The following improvements have been made to Ricgraph.
Ricgraph explorer:
- If you have harvested from more than one source, it may be possible that a record which you've harvested from _system 2_ (say, _ORCID 1234_ for Alice), may already be in Ricgraph because it was also present in _system 1_. This is perfectly fine behaviour. This _ORCID_ record will not be inserted twice, because it is already present. The only modification will be that _system 2_ is added to the __source_ list of the _ORCID_ record of Alice. In this new release, Ricgraph explorer has an option to create a table that shows the overlap in harvests from different source systems. You do a query in Ricgraph (e.g. show all _ORCID_ nodes), and then you choose to show a table that summarizes the number of _ORCID_ nodes which were only found in one source, and which were found in multiple sources. Another table gives a detailed overview how many nodes originate from which different source systems. Then, you can drill down by clicking on a number in one of these two tables to find the nodes corresponding to that number. In the example _ORCID_ node of Alice, the first table will tell you that there is 1 node found in multiple sources, and the second table will tell you that this node originated from _system 1_ and _system 2_ by showing a "1" in row and column representing these systems. Another use of this table is that you e.g. find Alices node, and then the tables will show which of the nodes connected to Alice (e.g. her journal articles or software packages) are unique to only one source system, and which nodes originate from multiple sources.
Ricgraph:
- Now there are global research output type names defined in _ricgraph.py_, such als _journal article_ or _software_. Each harvest script has a mapping table that translates the name used in that source (e.g. _article_) to the name which is used in Ricgraph (_journal article_). The advantage of this is that there is one place where all research output type names are defined, and that there is only one way how they show up in Ricgraph.
Harvest scripts:
- Modifications for the mapping table for research output type names.

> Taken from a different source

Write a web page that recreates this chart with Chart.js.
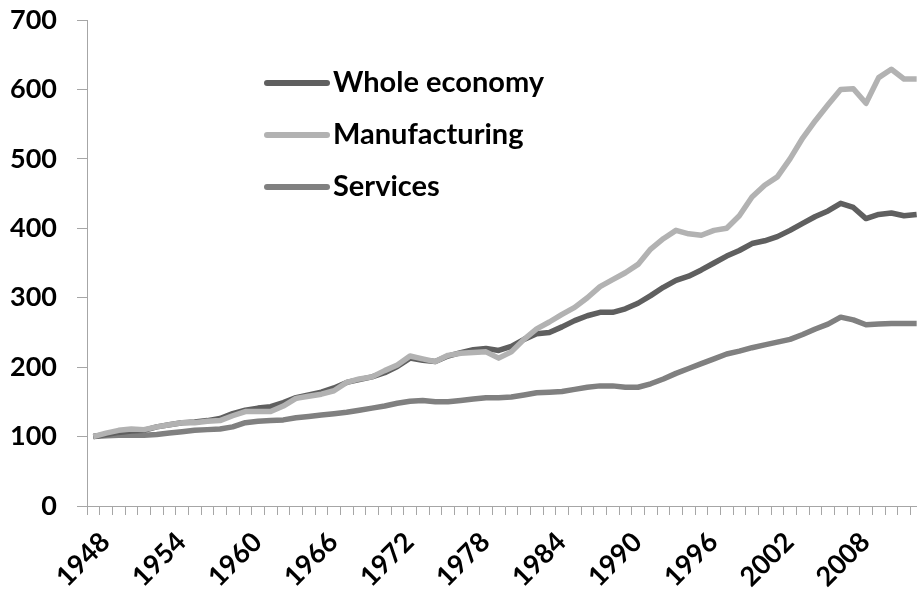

- For organizations, now their names are used for the _value_ field, so you can search for an organization name. Previously, Ricgraph used identifiers, such as local Pure UUIDs or RORs. Although the latter might be preferred, I changed this because there do not seem to be generally used organization identifiers yet for sub organizations (for e.g. faculties or departments of a university).

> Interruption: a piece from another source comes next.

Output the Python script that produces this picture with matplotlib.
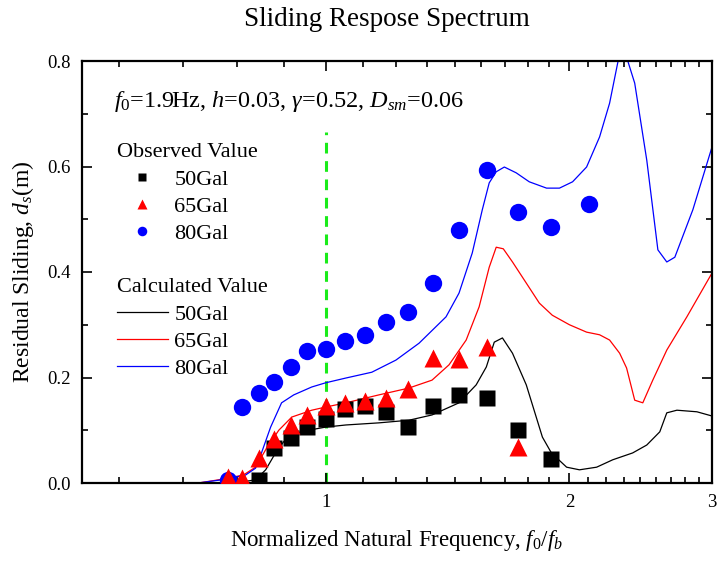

- Pure harvesting: suppose Alice works for University X, Faculty Y, and Department Z. Previously this hierarchy was represented in Ricgraph. Now, each of the (sub) organizations a person works for, are directly connected to the _person-root_ node of this person. In the example with Alice, the node for University X is connected to the _person-root_ node of Alice, as are the nodes for Faculty Y and Department Z. This has the advantage that you are able to select e.g. University X, and find the persons working for this university, or that you can select e.g. Faculty Y, and find the persons involved with that faculty, etc.
- Pure harvesting: if a person works for multiple (sub) organizations, this person will be connected to all of these (sub) organizations. Previously a person was only connected to one (sub) organization.

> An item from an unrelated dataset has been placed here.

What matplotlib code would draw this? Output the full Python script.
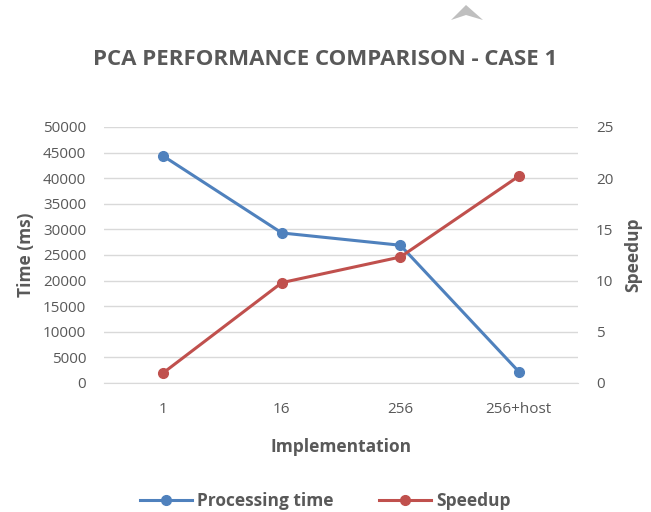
import numpy as np
import matplotlib
matplotlib.use('Agg')
import matplotlib.pyplot as plt
from matplotlib.patches import Polygon

categories = ['1', '16', '256', '256+host']
proc_time = [44300, 29300, 26900, 2200]
speedup = [1.0, 9.8, 12.3, 20.2]

BLUE = '#4f81bd'
RED = '#c0504d'
GRAY = '#595959'

plt.rcParams['font.family'] = ['Open Sans', 'DejaVu Sans']

fig = plt.figure(figsize=(6.51, 5.12), dpi=100)
ax = fig.add_axes([0.160, 0.252, 0.728, 0.500])
ax2 = ax.twinx()

x = np.arange(len(categories))
l1, = ax.plot(x, proc_time, color=BLUE, lw=2.2, marker='o', ms=7, label='Processing time')
l2, = ax2.plot(x, speedup, color=RED, lw=2.2, marker='o', ms=7, label='Speedup')

ax.set_xlim(-0.5, 3.5)
ax.set_ylim(0, 50000)
ax.set_yticks(np.arange(0, 50001, 5000))
ax2.set_ylim(0, 25)
ax2.set_yticks(np.arange(0, 26, 5))
ax.set_xticks(x)
ax.set_xticklabels(categories)

ax.grid(axis='y', color='#d9d9d9', lw=1)
ax.set_axisbelow(True)
for a in (ax, ax2):
    for s in a.spines.values():
        s.set_visible(False)
    a.tick_params(length=0, labelsize=11, colors=GRAY, pad=13)
ax.spines['bottom'].set_visible(True)
ax.spines['bottom'].set_color('#d9d9d9')
ax.tick_params(axis='x', pad=14)

ax.set_xlabel('Implementation', fontsize=12.5, fontweight='bold', color=GRAY, labelpad=15)
ax.set_ylabel('Time (ms)', fontsize=12.5, fontweight='bold', color=GRAY, labelpad=6)
ax2.set_ylabel('Speedup', fontsize=12.5, fontweight='bold', color=GRAY, labelpad=8)

fig.text(0.5, 0.883, 'PCA PERFORMANCE COMPARISON - CASE 1', ha='center', va='center',
         fontsize=16, fontweight='bold', color=GRAY)

fig.legend(handles=[l1, l2], loc='center', bbox_to_anchor=(0.5, 0.022), ncol=2,
           frameon=False, prop={'weight': 'bold', 'size': 12.5},
           columnspacing=2.6, handlelength=3, handletextpad=0.3, labelcolor=GRAY)

# small chevron at top
chev = Polygon([[451/651, 1-20/512], [466/651, 1-5/512], [483/651, 1-20/512],
                [466/651, 1-15/512]], closed=True, transform=fig.transFigure,
               facecolor='#bfbfbf', edgecolor='none')
fig.patches.append(chev)

fig.savefig('out.png', dpi=100)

- The batch harvesting script _batch_harvest.py_ now has some error checking. Also, you can have this script modify your graph specific for your organization. For example, for Utrecht University, in the Pure harvest we find organization name _University: Universiteit Utrecht_, while this same organization is called _Utrecht University_ in OpenAlex. In the batch script we change the name from the former to the latter, so that records harvested from OpenAlex will be mapped to the same organization as records harvested from Pure. This ensures a more concise graph.